> _SUPPLIED MATERIAL_
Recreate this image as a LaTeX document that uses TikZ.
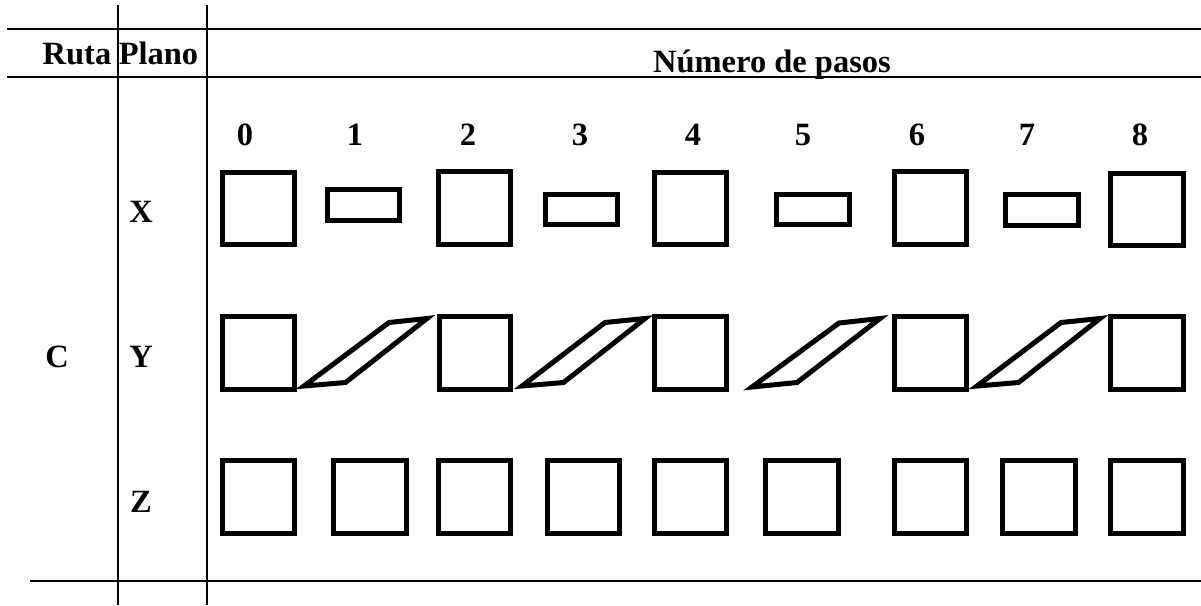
\documentclass[tikz,border=0pt]{standalone}
\usepackage{fontspec}
\setmainfont{Liberation Serif}
\begin{document}
\begin{tikzpicture}[x=1pt,y=-1pt,
  rule/.style={line width=1.5pt},
  shp/.style={line width=5pt, line join=miter},
  lbl/.style={font=\fontsize{32.5}{38}\selectfont\bfseries, inner sep=0pt, anchor=base}]
\useasboundingbox (0,0) rectangle (1201,605);
% table rules
\draw[rule] (7,29) -- (1201,29);
\draw[rule] (7,77) -- (1201,77);
\draw[rule] (30,581) -- (1201,581);
\draw[rule] (118,5) -- (118,605);
\draw[rule] (207,5) -- (207,605);
% header texts
\node[lbl] (ruta) at (77,64) {Ruta};
\node[lbl] (plano) at (158.5,64) {Plano};
\node[lbl] (pasos) at (772,72) {Número de pasos};
% step numbers
\foreach \n/\x in {0/245,1/355,2/468,3/580,4/693,5/803,6/917,7/1027,8/1140}
  \node[lbl] (num\n) at (\x,145) {\n};
% row labels
\node[lbl] (labC) at (57,367) {C};
\node[lbl] (labX) at (141,222) {X};
\node[lbl] (labY) at (141,367) {Y};
\node[lbl] (labZ) at (141,512) {Z};
% row X
\draw[shp] (222.5,172.5) rectangle (294.5,244.5);
\draw[shp] (327.5,189.5) rectangle (399.5,220.5);
\draw[shp] (438.5,171.5) rectangle (510.5,244.5);
\draw[shp] (545.5,194.5) rectangle (617.5,224.5);
\draw[shp] (654.5,172.5) rectangle (726.5,244.5);
\draw[shp] (776.5,194.5) rectangle (849.5,224.5);
\draw[shp] (894.5,171.5) rectangle (966.5,244.5);
\draw[shp] (1005.5,194.5) rectangle (1078.5,225.5);
\draw[shp] (1110.5,173.5) rectangle (1183.5,245.5);
% row Y
\foreach \a/\b in {222.5/294.5,439.5/510.5,654.5/726.5,894.5/966.5,1110.5/1183.5}
  \draw[shp] (\a,316.5) rectangle (\b,389.5);
\draw[shp] (304,386) -- (345.5,382.5) -- (427,318.5) -- (389,322.5) -- cycle;
\draw[shp] (522,386) -- (563.5,382.5) -- (645,318.5) -- (605,322.5) -- cycle;
\draw[shp] (752,387) -- (797,382.5) -- (880,318.5) -- (839,323) -- cycle;
\draw[shp] (977,386) -- (1018.5,382.5) -- (1100,318.5) -- (1061,322.5) -- cycle;
% row Z
\foreach \a/\b in {222.5/294.5,333.5/406.5,438.5/510.5,547.5/619.5,654.5/726.5,765.5/838.5,894.5/966.5,1002.5/1075.5,1110.5/1183.5}
  \draw[shp] (\a,460.5) rectangle (\b,533.5);
\end{tikzpicture}
\end{document}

> _WHAT TO PRODUCE_
Leave out the pictures and transcribe everything else exactly.

> _RESPONSE BELOW_
Recreate this image as a LaTeX document that uses TikZ.
\documentclass[tikz,border=0pt]{standalone}
\usepackage{fontspec}
\setmainfont{Liberation Serif}
\begin{document}
\begin{tikzpicture}[x=1pt,y=-1pt,
  rule/.style={line width=1.5pt},
  shp/.style={line width=5pt, line join=miter},
  lbl/.style={font=\fontsize{32.5}{38}\selectfont\bfseries, inner sep=0pt, anchor=base}]
\useasboundingbox (0,0) rectangle (1201,605);
% table rules
\draw[rule] (7,29) -- (1201,29);
\draw[rule] (7,77) -- (1201,77);
\draw[rule] (30,581) -- (1201,581);
\draw[rule] (118,5) -- (118,605);
\draw[rule] (207,5) -- (207,605);
% header texts
\node[lbl] (ruta) at (77,64) {Ruta};
\node[lbl] (plano) at (158.5,64) {Plano};
\node[lbl] (pasos) at (772,72) {Número de pasos};
% step numbers
\foreach \n/\x in {0/245,1/355,2/468,3/580,4/693,5/803,6/917,7/1027,8/1140}
  \node[lbl] (num\n) at (\x,145) {\n};
% row labels
\node[lbl] (labC) at (57,367) {C};
\node[lbl] (labX) at (141,222) {X};
\node[lbl] (labY) at (141,367) {Y};
\node[lbl] (labZ) at (141,512) {Z};
% row X
\draw[shp] (222.5,172.5) rectangle (294.5,244.5);
\draw[shp] (327.5,189.5) rectangle (399.5,220.5);
\draw[shp] (438.5,171.5) rectangle (510.5,244.5);
\draw[shp] (545.5,194.5) rectangle (617.5,224.5);
\draw[shp] (654.5,172.5) rectangle (726.5,244.5);
\draw[shp] (776.5,194.5) rectangle (849.5,224.5);
\draw[shp] (894.5,171.5) rectangle (966.5,244.5);
\draw[shp] (1005.5,194.5) rectangle (1078.5,225.5);
\draw[shp] (1110.5,173.5) rectangle (1183.5,245.5);
% row Y
\foreach \a/\b in {222.5/294.5,439.5/510.5,654.5/726.5,894.5/966.5,1110.5/1183.5}
  \draw[shp] (\a,316.5) rectangle (\b,389.5);
\draw[shp] (304,386) -- (345.5,382.5) -- (427,318.5) -- (389,322.5) -- cycle;
\draw[shp] (522,386) -- (563.5,382.5) -- (645,318.5) -- (605,322.5) -- cycle;
\draw[shp] (752,387) -- (797,382.5) -- (880,318.5) -- (839,323) -- cycle;
\draw[shp] (977,386) -- (1018.5,382.5) -- (1100,318.5) -- (1061,322.5) -- cycle;
% row Z
\foreach \a/\b in {222.5/294.5,333.5/406.5,438.5/510.5,547.5/619.5,654.5/726.5,765.5/838.5,894.5/966.5,1002.5/1075.5,1110.5/1183.5}
  \draw[shp] (\a,460.5) rectangle (\b,533.5);
\end{tikzpicture}
\end{document}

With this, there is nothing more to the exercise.